Douglass spoke at four meetings in Dundee in January 1846, and the first three were so crowded that tickets had to be issued for his last speech. He promised Christians he was not against religion, but argued that both slavery and Christianity were incompatible. He demanded that the entire world hear his cry against slavery, and the Free Church should be shamed into returning the money.[2] In August, he summarized the conduct of the Free Church: “When the slaves of America heard of a free church, we had reason to believe that the day of our redemption drew near…they accepted the slave-holders’ invitation, took their money; paralysed their own Christian feelings, turned a deaf ear to the groan of the slave as they went on their way through the South – were dumb on the question of slavery – were invited by the slave-owners to their pulpits – dined at their tables, in their pews –heard them preach to their slave congregations – took the blood money, which was offered them, and brought it to Scotland, to pay the Free Church ministers. I charge them with having gone into a land of man-stealers – among men whom they knew to be man-stealers – they struck for the sake of money…tell them to send back to America that blood stained money!” (Frederick Douglass, “A Call for the British Nation to Testify Against Slavery” in Exeter, England, August 28 1846.)
On his return to the United States, fueled by the independence and support he had received, Frederick decided to set up his own newspaper, The North Star. British friends raised money for this enterprise, to which he gratefully acknowledged on numerous occasions. This was not welcomed by everybody, and many of the Garrisonian abolitionists in America and in Britain believed it to be an inevitable failure. In the first edition, Frederick explained its goals, making it clear that he would pursue his newspaper, despite the critics.

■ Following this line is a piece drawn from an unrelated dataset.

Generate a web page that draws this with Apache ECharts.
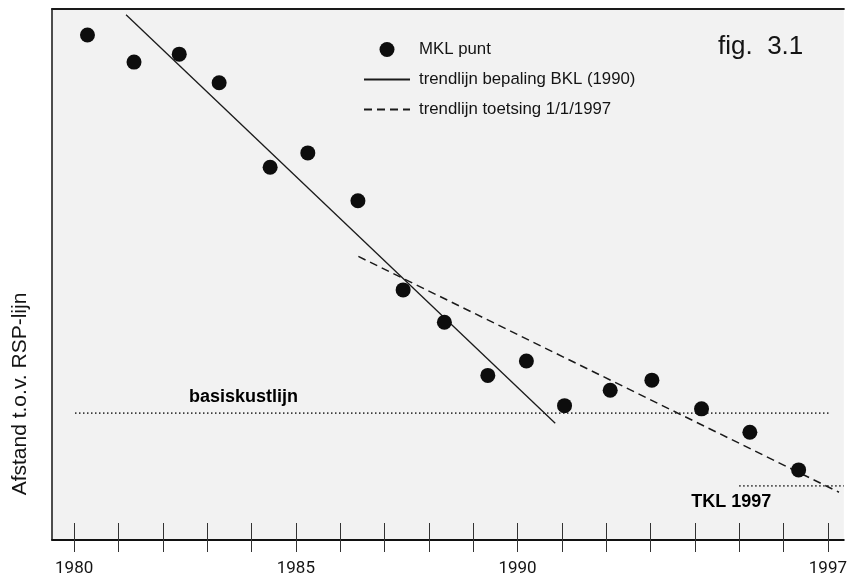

"It is scarcely necessary for us to say that our desire to occupy our present position at the head of an Antislavery Journal, has resulted from no unworthy distrust or

ungrateful want of appreciation of the zeal, integrity, or ability of the noble band of white laborers, in this department of our cause; but, from a sincere and settled conviction that such a Journal, if conducted with only moderate skill and ability, would do a most important and indispensable work, which it would be wholly impossible for our white friends to do for us…It is neither a reflection on the fidelity, nor a disparagement of the ability of our friends and fellow-laborers, to assert what "common sense affirms and only folly denies," that the man who has suffered the wrong is the man to demand redress,—that the man STRUCK is the man to CRY OUT—and that he who has endured the cruel pangs of Slavery is the man to advocate Liberty. It is evident we must be our own representatives and advocates, not exclusively, but peculiarly—not distinct from, but in connection with our white friends. In the grand struggle for liberty and equality now waging, it is meet, right and essential that there should arise in our ranks authors and editors, as well as orators, for it is in these capacities that the most permanent good can be rendered to our cause. Hitherto the immediate victims of slavery and prejudice, owing to various causes, have had little share in this department of effort: they have frequently undertaken, and almost as frequently failed. This latter fact has often been urged by our friends against our engaging in the present enterprise; but, so far from convincing us of the impolicy of our course, it serves to confirm us in the necessity, if not the wisdom of our undertaking. That others have failed, is a reason for OUR earnestly endeavoring to succeed."